By Lindsay Steele
The Catholic Messenger
As a way for parishioners to pray for people in Wapello County who have been affected by COVID-19, Father Jim Betzen, C.PP.S., set up a shrine on an old altar in the sanctuary of St. Mary of the Visitation Church in Ottumwa. On each side of the altar is a candle — one for those who are ill, and one for those who have died, the pastor said.
As COVID-19 continues to spread throughout the Diocese of Davenport, parishes have found ways to meet the needs of parishioners who have been significantly affected by the pandemic.
“Throughout the pandemic the number one request has been Mass intentions,” said Father Guillermo Trevino, parochial vicar for St. Joseph Parish in West Liberty, St. Bernadette Parish in West Branch and St.
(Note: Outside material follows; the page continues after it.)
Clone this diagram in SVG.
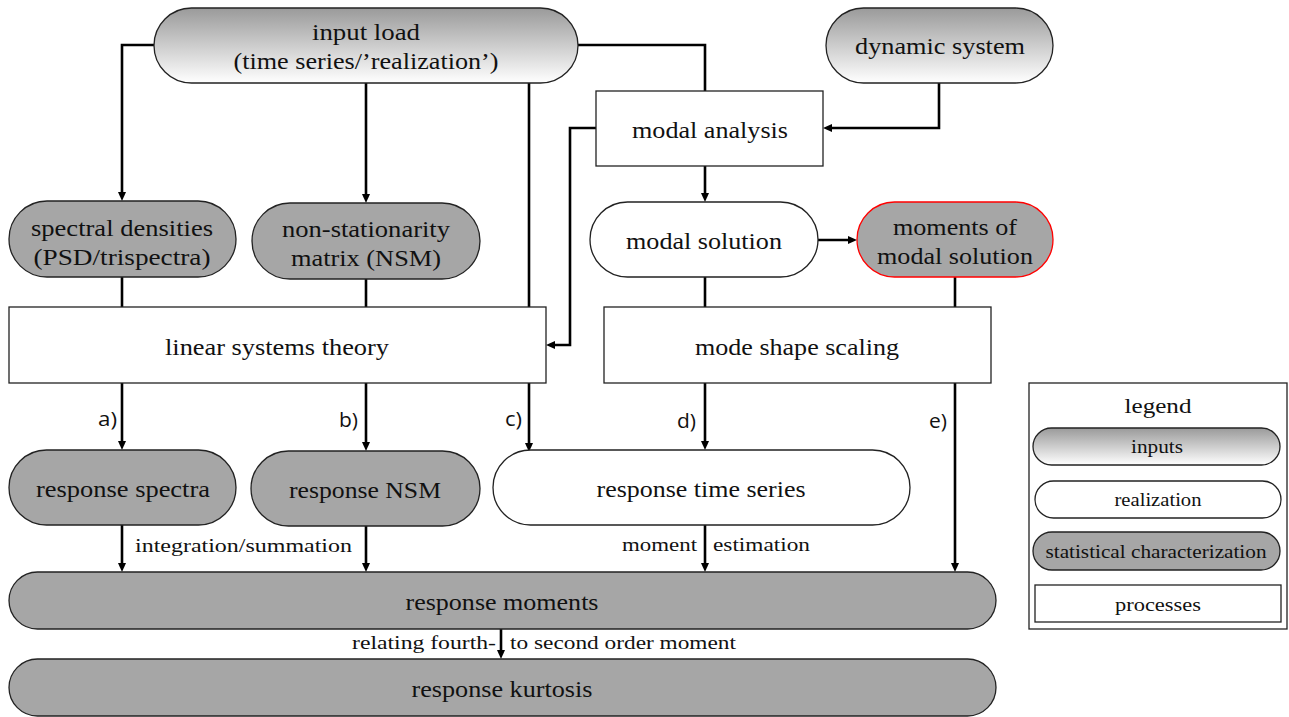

Patrick Parish in Iowa City. “People and families have been requesting them any time a person is sick.”
Parishioners have also identified financial needs. The West Liberty parish helps get the word out when parishioners start online fundraisers for funeral expenses. Additionally, the parish has started taking up a collection the second Sunday of each month for parishioners with financial needs, including funeral expenses, heating bills and electric bills. “People with needs approach the parish, and we try to help as best we can.”
St. Anthony Parish in Davenport has assisted community members dealing with COVID-19 by providing food through its pantry and Mc Anthony Window program. “People have come on their behalf and gotten the food,” said John Cooper, pastoral associate and business manager. The parish has used technology to help individuals with COVID-19 choose items from the pantry. Earlier this month, “we used FaceTime with the family to walk through the pantry to identify what they could use.” A parishioner who battled COVID-19 recently told The Catholic Messenger that pre-made meals are a huge blessing because the intense fatigue associated with the disease makes cooking difficult.
At Our Lady of Victory Parish in Davenport, the disease has not been an issue as much as the “fallout” from the pandemic, said Lisa Willows, the parish’s director of communications and safe environment coordinator.
During the closures of diocesan churches in late spring and early summer, staff and volunteers called to check up on parishioners. During these calls, several needs were identified. Some parishioners said they felt isolated and lonely due to the risk of going into public places. Others had a hard time finding people to help with tasks such as picking up groceries and prescriptions and getting to doctor appointments. Some needed pre-made meals. A few parishioners said they had been “hit hard financially by the pandemic,” Willows said.
In response, the parish started a COVID Angels program to match individuals needing help with those who are able to provide it. Through a form on the parish website, parishioners can identify what they need or what they wish to do. For personal needs, such as grocery deliveries and hospitality calls, the parish matches up people and keeps the pairings consistent so friendships can form.
One woman in the parish calls 23 parishioners a week to see how they are doing. “She has become good friends with them,” Willows said. “For some, she’s the only person they’re talking to because they’re not going out.”
The COVID angels program has turned out to be a “really cool thing,” that has allowed parishioners to help each other during a difficult time, Willows said. That helping spirit is something that can be carried on even after the pandemic is over.